Liquid, Cream, and Powder Formulas
Illuminators come in three main formulations, and each behaves differently on the skin.
Liquid illuminators are the most versatile option. They’re easy to mix into foundation or primer for an all-over glow, and they tend to be the most long-wearing of the three because they self-set within seconds. Liquid formulas are also typically more pigmented, so a little goes a long way. They’re ideal if you want a noticeable, lasting radiance.
Cream illuminators give a dewy, glossy finish that mimics healthy, hydrated skin. They’re rich in emollients, which means they glide and blend easily, making them forgiving for beginners who might over-apply. You can use your fingers instead of a brush, and many cream formulas sheer out beautifully, so building up coverage gradually is simple. Some double as lip tints.
Powder illuminators create a softer, more blurred finish. They set into place quickly and don’t have the slip of a cream or the runniness of a liquid, which makes them the best choice for oily skin types prone to makeup sliding around. Powder formulas range from subtle satins to soft-focus shimmers, and they’re easy to build up in layers for more control.
Choosing the Right Formula for Your Skin
Your skin type matters more than you might expect. On smooth, well-hydrated skin, most illuminator formulas look great. But on textured, oily, or mature skin, the wrong formula can backfire. Light-reflecting particles need a relatively smooth surface to work properly. When skin has visible texture, like fine lines, enlarged pores, or rough patches, those particles can settle into crevices and actually emphasize the irregularities instead of smoothing them out.

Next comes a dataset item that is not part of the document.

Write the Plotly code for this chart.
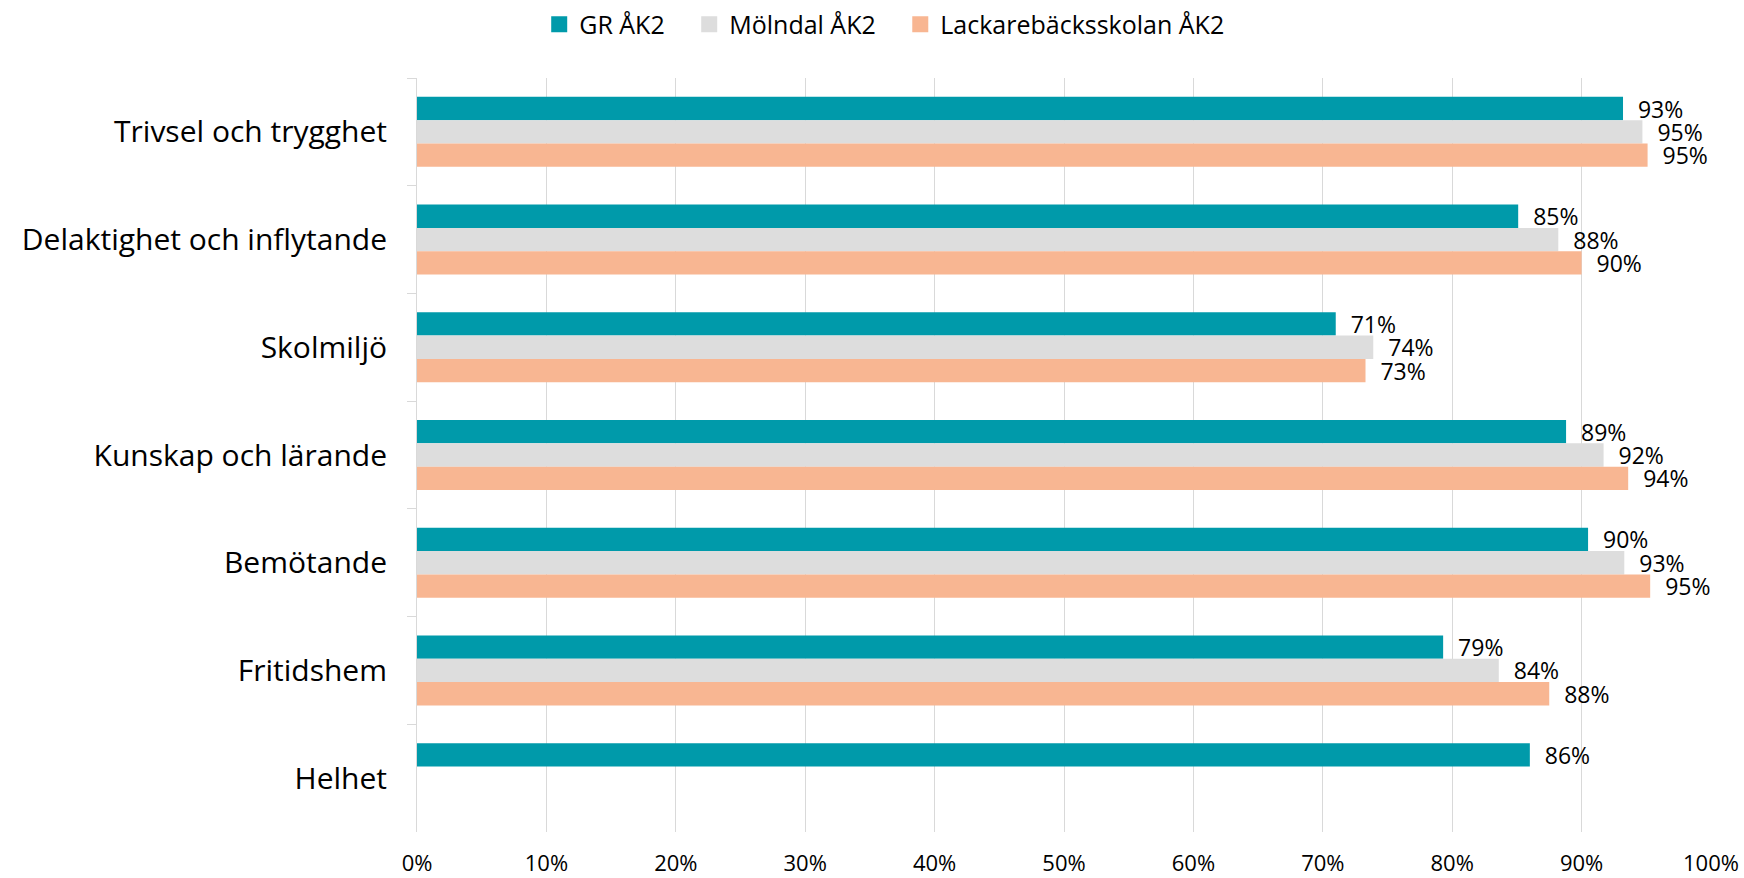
import plotly.graph_objects as go

categories = ["Trivsel och trygghet", "Delaktighet och inflytande", "Skolmiljö",
              "Kunskap och lärande", "Bemötande", "Fritidshem", "Helhet"]
series_names = ["GR ÅK2", "Mölndal ÅK2", "Lackarebäcksskolan ÅK2"]
gr_values = [0.932, 0.851, 0.710, 0.888, 0.905, 0.793, 0.860]
molndal_values = [0.947, 0.882, 0.739, 0.917, 0.933, 0.836, None]
lackare_values = [0.951, 0.900, 0.733, 0.936, 0.953, 0.875, None]
gr_labels = ["93%", "85%", "71%", "89%", "90%", "79%", "86%"]
molndal_labels = ["95%", "88%", "74%", "92%", "93%", "84%", ""]
lackare_labels = ["95%", "90%", "73%", "94%", "95%", "88%", ""]
colors = ["#009AAA", "#DDDDDD", "#F8B692"]

FONT = "Open Sans"
NB = "\u00a0"
fig = go.Figure()
for name, vals, labs, col in zip(series_names,
                                 [gr_values, molndal_values, lackare_values],
                                 [gr_labels, molndal_labels, lackare_labels],
                                 colors):
    fig.add_trace(go.Bar(
        y=categories, x=vals, name=name, orientation="h",
        marker=dict(color=col, line=dict(width=0)),
        text=[NB + NB + t if t else "" for t in labs], textposition="outside",
        constraintext="none",
        textfont=dict(family=FONT, size=23, color="#000000"),
        cliponaxis=False, hoverinfo="skip", showlegend=False,
    ))

# legend entries (square markers, same colours as the bars)
legend_pad = [NB * 3, NB * 3, ""]
for name, col, pad in zip(series_names, colors, legend_pad):
    fig.add_trace(go.Scatter(
        x=[None], y=[None], mode="markers", name=name + pad,
        marker=dict(symbol="square", size=16, color=col),
        hoverinfo="skip", showlegend=True,
    ))

fig.update_layout(
    width=1744, height=878,
    paper_bgcolor="white", plot_bgcolor="white",
    margin=dict(l=417, r=33, t=78, b=46, autoexpand=False),
    barmode="group", bargap=0.35, bargroupgap=0,
    font=dict(family=FONT, color="#000000"),
    legend=dict(orientation="h", xref="container", yref="container",
                x=0.507, xanchor="center", y=0.972, yanchor="middle",
                font=dict(family=FONT, size=25), itemclick=False,
                itemsizing="trace", itemwidth=30, traceorder="normal"),
)
fig.update_xaxes(range=[0, 1], dtick=0.1, tickformat=".0%",
                 showgrid=True, gridcolor="#D9D9D9", gridwidth=1,
                 zeroline=False, showline=False, automargin=False,
                 tickfont=dict(family=FONT, size=22),
                 ticklabelstandoff=16, fixedrange=True)
fig.update_yaxes(autorange="reversed", showgrid=False, showline=True,
                 linecolor="#D9D9D9", linewidth=1, automargin=False,
                 ticks="outside", tickson="boundaries", ticklen=9,
                 tickcolor="#D9D9D9",
                 tickfont=dict(family=FONT, size=30),
                 ticklabelstandoff=23, fixedrange=True)

fig.write_html("out.html",
               config={"displayModeBar": False, "staticPlot": False},
               post_script="document.body.style.margin='0';document.body.style.padding='0';")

If you have oily or combination skin, a powder illuminator gives a more comfortable, controlled finish. For dry skin, cream and liquid formulas add both glow and moisture. If fine lines are a concern, look for formulas with smaller, more finely milled particles rather than chunky shimmer, and always apply over well-moisturized skin. Hydration fills in surface texture and gives the reflective particles a smoother base to sit on.
Where and How to Apply It
The placement depends on the effect you want. For an all-over glow, mix two or three drops of liquid illuminator into your foundation or moisturizer before applying your base. This gives a natural, diffused radiance across your entire face without any visible shimmer.
For a more targeted approach, dab illuminator onto your cheekbones, down the bridge of your nose, across your temples, or along your collarbone and shoulders. Blend with your fingers, a damp sponge, or a stippling brush. The key is to tap and press the product in rather than dragging it, which keeps the light-reflecting particles evenly distributed.
Layering is also common. Apply illuminator under your foundation for a subtle, skin-like glow that looks like it’s coming from within. Or layer it over your base on specific areas for more visible luminosity. You can even mix it with body lotion for a subtle sheen on your arms and legs.
Natural vs. Synthetic Mica
The shimmer in most illuminators comes from mica, and there’s a meaningful difference between the natural and synthetic versions. Natural mica is mined from the earth, and it can contain trace impurities like iron or heavy metals that require processing. Particle sizes and colors can vary slightly from batch to batch. More significantly, an estimated 25% of the world’s natural mica comes from regions in India where illegal mining and child labor have been well-documented by organizations like Terre des Hommes.
Synthetic mica (sometimes listed as synthetic fluorphlogopite) is lab-created. It mimics the crystalline structure of natural mica but with more consistent particle shapes and sizes, which produces a smoother, more uniform shimmer. Because it’s manufactured from abundant minerals like silica and aluminum oxide, it sidesteps both the human rights concerns and the habitat destruction associated with mining. Many brands have shifted to synthetic mica for these reasons, and it’s worth checking ingredient lists if ethical sourcing matters to you.
The “Glass Skin” Connection
Illuminators are central to the glass skin trend that continues to dominate runways and social media. At Dior’s Spring/Summer 2026 Haute Couture show, creative director Peter Philips built the entire beauty look around pearlescent skin, describing luminous radiance as the quality that most captures youth. The approach was intentionally subtle: soft highlighting and pearlescence rather than heavy, visible shimmer.
This tracks with how professional makeup artists use illuminators in 2025 and 2026. The goal isn’t an obvious glow you can spot across the room. It’s skin that looks exceptionally healthy, hydrated, and dimensional, as if you just finished a facial or spent a week sleeping ten hours a night. An illuminator is the fastest shortcut to that effect.